# [Data extract]
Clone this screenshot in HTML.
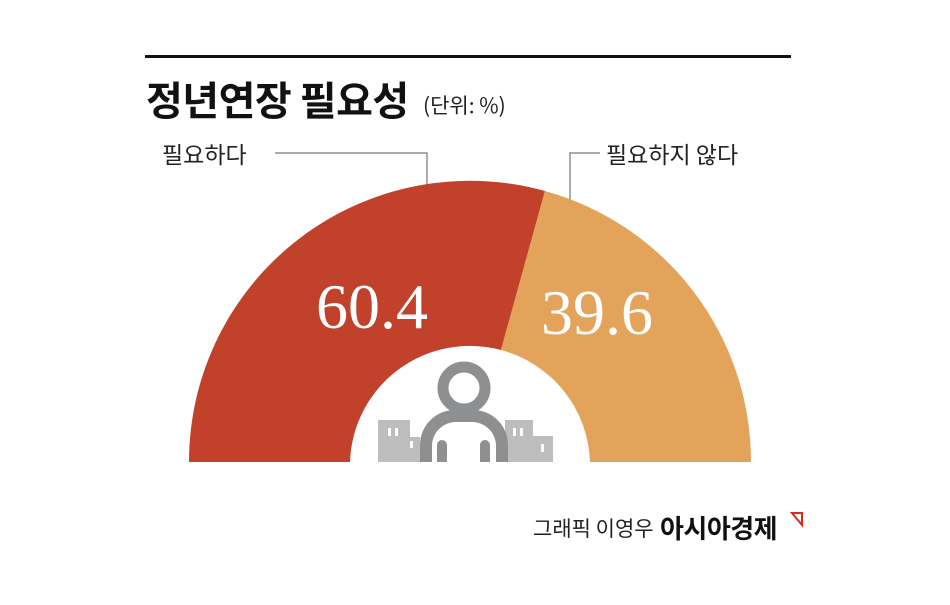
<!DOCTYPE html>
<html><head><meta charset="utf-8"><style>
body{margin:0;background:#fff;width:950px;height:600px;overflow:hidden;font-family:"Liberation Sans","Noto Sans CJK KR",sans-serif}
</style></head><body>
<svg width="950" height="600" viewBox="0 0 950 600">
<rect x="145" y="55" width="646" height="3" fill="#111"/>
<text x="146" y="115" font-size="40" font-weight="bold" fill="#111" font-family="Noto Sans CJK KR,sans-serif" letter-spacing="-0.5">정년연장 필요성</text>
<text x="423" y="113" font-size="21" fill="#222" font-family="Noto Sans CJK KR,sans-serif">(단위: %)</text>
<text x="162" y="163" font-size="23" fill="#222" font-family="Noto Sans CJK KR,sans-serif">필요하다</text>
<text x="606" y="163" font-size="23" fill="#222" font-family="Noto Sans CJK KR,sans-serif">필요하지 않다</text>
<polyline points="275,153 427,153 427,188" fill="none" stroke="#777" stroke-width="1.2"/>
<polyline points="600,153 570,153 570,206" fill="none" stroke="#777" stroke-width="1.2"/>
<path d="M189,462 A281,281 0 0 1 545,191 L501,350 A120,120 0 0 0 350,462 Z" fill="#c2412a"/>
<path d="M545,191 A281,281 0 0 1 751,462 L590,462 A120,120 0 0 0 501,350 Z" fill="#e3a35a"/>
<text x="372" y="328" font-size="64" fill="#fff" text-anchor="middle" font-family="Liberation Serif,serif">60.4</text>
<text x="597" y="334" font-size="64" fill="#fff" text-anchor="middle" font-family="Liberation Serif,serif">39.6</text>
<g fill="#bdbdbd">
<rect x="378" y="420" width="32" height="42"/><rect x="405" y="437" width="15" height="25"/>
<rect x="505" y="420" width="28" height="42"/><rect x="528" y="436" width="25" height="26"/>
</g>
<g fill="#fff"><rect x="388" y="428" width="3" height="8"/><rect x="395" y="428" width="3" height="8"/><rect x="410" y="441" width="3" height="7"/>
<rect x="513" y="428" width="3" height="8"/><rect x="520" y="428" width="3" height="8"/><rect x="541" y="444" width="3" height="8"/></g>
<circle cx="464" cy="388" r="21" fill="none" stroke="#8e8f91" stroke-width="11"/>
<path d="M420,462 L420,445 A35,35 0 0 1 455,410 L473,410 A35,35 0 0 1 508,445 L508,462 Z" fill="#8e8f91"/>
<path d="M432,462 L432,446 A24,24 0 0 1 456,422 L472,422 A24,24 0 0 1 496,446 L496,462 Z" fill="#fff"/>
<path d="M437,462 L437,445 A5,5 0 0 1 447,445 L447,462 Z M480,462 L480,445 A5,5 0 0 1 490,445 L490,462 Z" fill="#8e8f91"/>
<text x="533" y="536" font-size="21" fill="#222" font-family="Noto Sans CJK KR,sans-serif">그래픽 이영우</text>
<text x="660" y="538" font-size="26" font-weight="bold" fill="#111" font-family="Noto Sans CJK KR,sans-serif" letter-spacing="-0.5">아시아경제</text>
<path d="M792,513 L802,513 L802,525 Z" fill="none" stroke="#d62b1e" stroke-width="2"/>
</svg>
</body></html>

# [Directive]
Copy out the whole listing exactly, and don't carry over any pictures.

# [Reply]
Clone this screenshot in HTML.
<!DOCTYPE html>
<html><head><meta charset="utf-8"><style>
body{margin:0;background:#fff;width:950px;height:600px;overflow:hidden;font-family:"Liberation Sans","Noto Sans CJK KR",sans-serif}
</style></head><body>
<svg width="950" height="600" viewBox="0 0 950 600">
<rect x="145" y="55" width="646" height="3" fill="#111"/>
<text x="146" y="115" font-size="40" font-weight="bold" fill="#111" font-family="Noto Sans CJK KR,sans-serif" letter-spacing="-0.5">정년연장 필요성</text>
<text x="423" y="113" font-size="21" fill="#222" font-family="Noto Sans CJK KR,sans-serif">(단위: %)</text>
<text x="162" y="163" font-size="23" fill="#222" font-family="Noto Sans CJK KR,sans-serif">필요하다</text>
<text x="606" y="163" font-size="23" fill="#222" font-family="Noto Sans CJK KR,sans-serif">필요하지 않다</text>
<polyline points="275,153 427,153 427,188" fill="none" stroke="#777" stroke-width="1.2"/>
<polyline points="600,153 570,153 570,206" fill="none" stroke="#777" stroke-width="1.2"/>
<path d="M189,462 A281,281 0 0 1 545,191 L501,350 A120,120 0 0 0 350,462 Z" fill="#c2412a"/>
<path d="M545,191 A281,281 0 0 1 751,462 L590,462 A120,120 0 0 0 501,350 Z" fill="#e3a35a"/>
<text x="372" y="328" font-size="64" fill="#fff" text-anchor="middle" font-family="Liberation Serif,serif">60.4</text>
<text x="597" y="334" font-size="64" fill="#fff" text-anchor="middle" font-family="Liberation Serif,serif">39.6</text>
<g fill="#bdbdbd">
<rect x="378" y="420" width="32" height="42"/><rect x="405" y="437" width="15" height="25"/>
<rect x="505" y="420" width="28" height="42"/><rect x="528" y="436" width="25" height="26"/>
</g>
<g fill="#fff"><rect x="388" y="428" width="3" height="8"/><rect x="395" y="428" width="3" height="8"/><rect x="410" y="441" width="3" height="7"/>
<rect x="513" y="428" width="3" height="8"/><rect x="520" y="428" width="3" height="8"/><rect x="541" y="444" width="3" height="8"/></g>
<circle cx="464" cy="388" r="21" fill="none" stroke="#8e8f91" stroke-width="11"/>
<path d="M420,462 L420,445 A35,35 0 0 1 455,410 L473,410 A35,35 0 0 1 508,445 L508,462 Z" fill="#8e8f91"/>
<path d="M432,462 L432,446 A24,24 0 0 1 456,422 L472,422 A24,24 0 0 1 496,446 L496,462 Z" fill="#fff"/>
<path d="M437,462 L437,445 A5,5 0 0 1 447,445 L447,462 Z M480,462 L480,445 A5,5 0 0 1 490,445 L490,462 Z" fill="#8e8f91"/>
<text x="533" y="536" font-size="21" fill="#222" font-family="Noto Sans CJK KR,sans-serif">그래픽 이영우</text>
<text x="660" y="538" font-size="26" font-weight="bold" fill="#111" font-family="Noto Sans CJK KR,sans-serif" letter-spacing="-0.5">아시아경제</text>
<path d="M792,513 L802,513 L802,525 Z" fill="none" stroke="#d62b1e" stroke-width="2"/>
</svg>
</body></html>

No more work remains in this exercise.